I’m building a babymonitor. It’s not gonna be anything novel, neither the first or last in history. But it’s a relevant project to me, and it makes me happy! 🤓

In this blog I'll walk through different ways to stream video from the raspberry pi to the network, capturing it in a client browser.


It all started when I talked to an old friend and he said that his in-laws gifted them the "Rolls-Royce" of babymonitors. The monitor has:

  • Bidirectional audio.
  • Unidirectional video.
    1. Night Vision.
    2. Rotation Horizontally.
    3. Zoom.
  • Temperature
  • Play soothing bedtime songs.

Incredibly cool!  

This led to a simple equation:
awesome + expensive + programmer = Do It Yourself (DIY)

Obviously I need to have the same specifications and a little better, while "cheaper" (my hours are "free" 🤓).

The greatest part? I have a natural deadline which enforce me to finish the project!


KISS - Keep It Simple Stupid

I've collected the following equipment:

  • Raspberry Pi 3B (had one already)
  • 5 MP camera with mechanical IR filter
  • 2 servos (rotating camera)
  • Temperature / Humidity Sensor
  • Microphone Array
  • Speaker

My bottleneck is the Raspberry Pi's performance really. And with performance comes optimisations, which I love! It makes following the KISS principle a tad harder! 😅

I have settled on one of three languages to write the video streaming in, either golang, rust or python.
My initial idea is that the simpler parts will be a FastAPI (Python) server, like temperature and moving servos. Python really is lingua franca on the Raspberry Pi and the support is amazing.  

From my initial experimentation I found Python to require a shit ton of CPU power to livestream video, as such I believe rust or golang will be the way to go. 🚀

Live Streaming: Initial Experimentation

I've tried multiple things, HTTP, HLS, Websocket & WebRTC. Each step proves a more complex, albeit more optimal, solution. Each with it's trade-offs.

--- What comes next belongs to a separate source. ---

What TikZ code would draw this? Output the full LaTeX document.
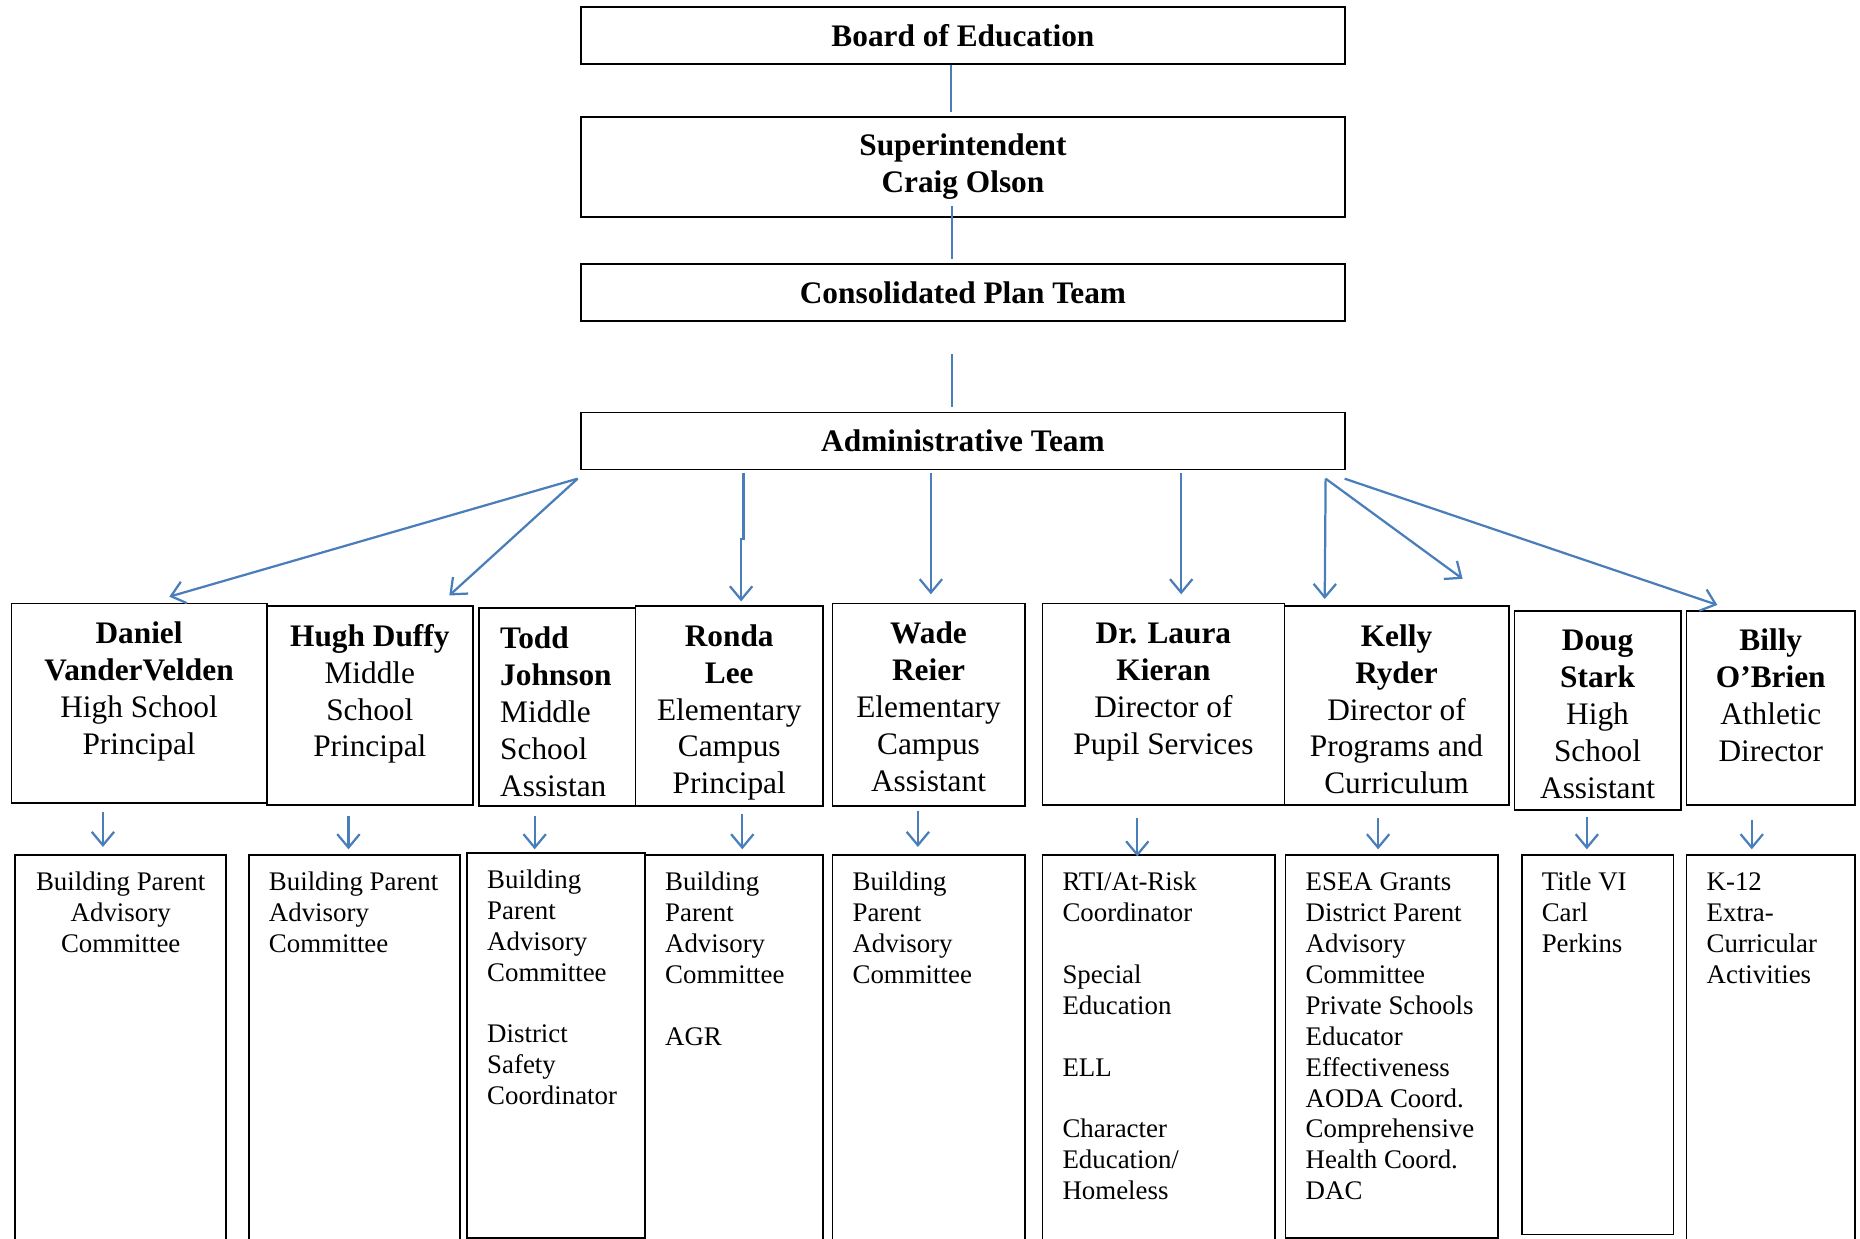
\documentclass[tikz,border=0pt]{standalone}
\usepackage{fontspec}
\setmainfont{Liberation Serif}
\usepackage{tikz}
\usetikzlibrary{arrows.meta,calc}
\definecolor{linkblue}{RGB}{74,126,187}
\newlength{\px}
\setlength{\px}{0.53pt}
\newcommand{\headtext}[3]{\parbox[c][#2\px][c]{#1\px}{\centering\bfseries #3}}
\newcommand{\persontext}[4][\centering]{\parbox[t][#3\px][t]{#2\px}{#1\rule{0pt}{18pt}#4}}
\newcommand{\dutytext}[4][\raggedright\leftskip=9pt]{\parbox[t][#3\px][t]{#2\px}{#1\rule{0pt}{16pt}#4}}
\tikzstyle{head}=[draw,thick,anchor=north west,inner sep=0pt,font=\fontsize{14}{16.5}\selectfont]
\tikzstyle{person}=[draw,thick,anchor=north west,inner sep=0pt,font=\fontsize{14}{16.5}\selectfont]
\tikzstyle{duty}=[draw,thick,anchor=north west,inner sep=0pt,font=\fontsize{12}{13.8}\selectfont]
\tikzstyle{link}=[draw,linkblue,line width=0.8pt]
\tikzstyle{edge}=[draw,linkblue,line width=1pt,-{Straight Barb[length=6pt,width=10pt]}]

\begin{document}
\begin{tikzpicture}[x=0.53pt,y=-0.53pt]
        \useasboundingbox (0,0) rectangle (1568,1044);
        \clip (0,0) rectangle (1568,1044);
        \node[head] (bd) at (489,5) {\headtext{644}{48}{Board of Education}};
        \node[head] (sup) at (489,98) {\headtext{644}{84}{Superintendent\\Craig Olson}};
        \node[head] (cpt) at (489,222) {\headtext{644}{48}{Consolidated Plan Team}};
        \node[head] (adm) at (489,347) {\headtext{644}{48}{Administrative Team}};

        \node[person] (dan) at (9,508) {\persontext{215}{168}{\textbf{Daniel}\\\textbf{VanderVelden}\\High School\\Principal}};
        \node[person] (hugh) at (224,510) {\persontext{174}{168}{\textbf{Hugh Duffy}\\Middle\\School\\Principal}};
        \node[person] (todd) at (403,512) {\persontext[\raggedright\leftskip=9.5pt]{132}{167}{\textbf{Todd}\\\textbf{Johnson}\\Middle\\School\\Assistan}};
        \node[person] (ronda) at (535,510) {\persontext{158}{169}{\textbf{Ronda}\\\textbf{Lee}\\Elementary\\Campus\\Principal}};
        \node[person] (wade) at (701,508) {\persontext{162}{171}{\textbf{Wade}\\\textbf{Reier}\\Elementary\\Campus\\Assistant}};
        \node[person] (laura) at (878,508) {\persontext{204}{170}{\textbf{Dr. Laura}\\\textbf{Kieran}\\Director of\\Pupil Services}};
        \node[person] (kelly) at (1082,510) {\persontext{189}{168}{\textbf{Kelly}\\\textbf{Ryder}\\Director of\\Programs and\\Curriculum}};
        \node[person] (doug) at (1276,514) {\persontext{140}{168}{\textbf{Doug}\\\textbf{Stark}\\High\\School\\Assistant}};
        \node[person] (billy) at (1421,514) {\persontext{142}{164}{\textbf{Billy}\\\textbf{O’Brien}\\Athletic\\Director}};

        \node[duty] (danc) at (12,720) {\dutytext[\centering]{178}{340}{Building Parent\\Advisory\\Committee}};
        \node[duty] (hughc) at (209,720) {\dutytext{178}{340}{Building Parent\\Advisory\\Committee}};
        \node[duty] (toddc) at (393,718) {\dutytext{150}{325}{Building\\Parent\\Advisory\\Committee\\[13.8pt]District\\Safety\\Coordinator}};
        \node[duty] (rondac) at (543,720) {\dutytext{150}{340}{Building\\Parent\\Advisory\\Committee\\[13.8pt]AGR}};
        \node[duty] (wadec) at (701,720) {\dutytext{162}{340}{Building\\Parent\\Advisory\\Committee}};
        \node[duty] (laurac) at (878,720) {\dutytext{196}{340}{RTI/At-Risk\\Coordinator\\[13.8pt]Special\\Education\\[13.8pt]ELL\\[13.8pt]Character\\Education/\\Homeless}};
        \node[duty] (kellyc) at (1083,720) {\dutytext{179}{323}{ESEA Grants\\District Parent\\Advisory\\Committee\\Private Schools\\Educator\\Effectiveness\\AODA Coord.\\Comprehensive\\Health Coord.\\DAC}};
        \node[duty] (dougc) at (1282,720) {\dutytext{128}{320}{Title VI\\Carl\\Perkins}};
        \node[duty] (billyc) at (1421,720) {\dutytext{142}{340}{K-12\\Extra-\\Curricular\\Activities}};

        \draw[link] ($(bd.south)+(-10,0)$) -- ($(sup.north)+(-10,-4)$);
        \draw[link] ($(sup.south)+(-9,-10)$) -- ($(cpt.north)+(-9,-4)$);
        \draw[link] ($(cpt.south)+(-9,27)$) -- ($(adm.north)+(-9,-4)$);

        \draw[edge] ($(adm.south west)+(-2,7)$) -- ($(dan.north)+(25.5,-5)$);
        \draw[edge] ($(adm.south west)+(-2,7)$) -- ($(hugh.north)+(67,-8)$);
        \draw[edge] ($(adm.south)+(-185,2)$) -- ++(0,56) -- ++(-2,0) -- ($(ronda.north)+(10,-3)$);
        \draw[edge] ($(adm.south)+(-27,2)$) -- ($(wade.north)+(2,-7)$);
        \draw[edge] ($(adm.south)+(184,2)$) -- ($(laura.north)+(15,-7)$);
        \draw[edge] ($(adm.south east)+(-17,7)$) -- ($(kelly.north)+(-60.5,-5)$);
        \coordinate (kfree) at (1233,488);
        \draw[edge] ($(adm.south east)+(-17,7)$) -- (kfree);
        \draw[edge] ($(adm.south east)+(-1,7)$) -- ($(billy.north)+(-45,-4)$);

        \draw[edge] ($(dan.south)+(-30.5,7)$) -- ($(danc.north)+(-15,-6)$);
        \draw[edge] ($(hugh.south)+(-18,8)$) -- ($(hughc.north)+(-5,-4)$);
        \draw[edge] ($(todd.south)+(-19,7)$) -- ($(toddc.north)+(-18,-2)$);
        \draw[edge] ($(ronda.south)+(11,6)$) -- ($(rondac.north)+(7,-4)$);
        \draw[edge] ($(wade.south)+(-9,3)$) -- ($(wadec.north)+(-9,-6)$);
        \draw[edge] ($(laura.south)+(-22,10)$) -- ($(laurac.north)+(-18,2)$);
        \draw[edge] ($(kelly.south)+(-15.5,10)$) -- ($(kellyc.north)+(-11.5,-4)$);
        \draw[edge] ($(doug.south)+(-9,5)$) -- ($(dougc.north)+(-9,-4)$);
        \draw[edge] ($(billy.south)+(-16,12)$) -- ($(billyc.north)+(-16,-4)$);
      \end{tikzpicture}
\end{document}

Some worthy mentions of other solutions is Real Time Streaming Protocol (RTSP).

Protocols / Variants

Describing the protocol and how it's implemented, in a very general way.

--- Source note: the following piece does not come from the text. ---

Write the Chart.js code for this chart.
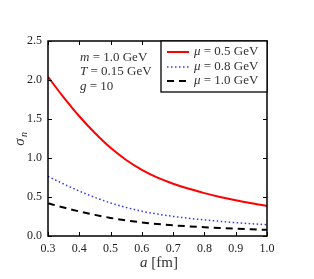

Hypertext Transfer Protocol, lingua franca protocol of the internet, is a way to stream both video and audio. It's easy but not efficient.

How: Stream chunks using HTTP messages and let your <video>  element handle the consumption of the stream.

Each protocol comes with positives and negatives.

Pros+ Easy to implement.
+ Simple protocol.
+ Easy to implement
+ CPU efficient.
+ Easy to do "live" streams.
+ Low latency.
+ CPU efficient.
+ Supports all my use-cases
+ Low Latency.
+ CPU efficient.
Cons- CPU inefficient (HTTP header overhead).- High latency (5-10s+). - Hard to consume on client.
- Bi-directional streaming is also hard.
- Not straightforward implementation
- Less documentation than HLS/HTTP.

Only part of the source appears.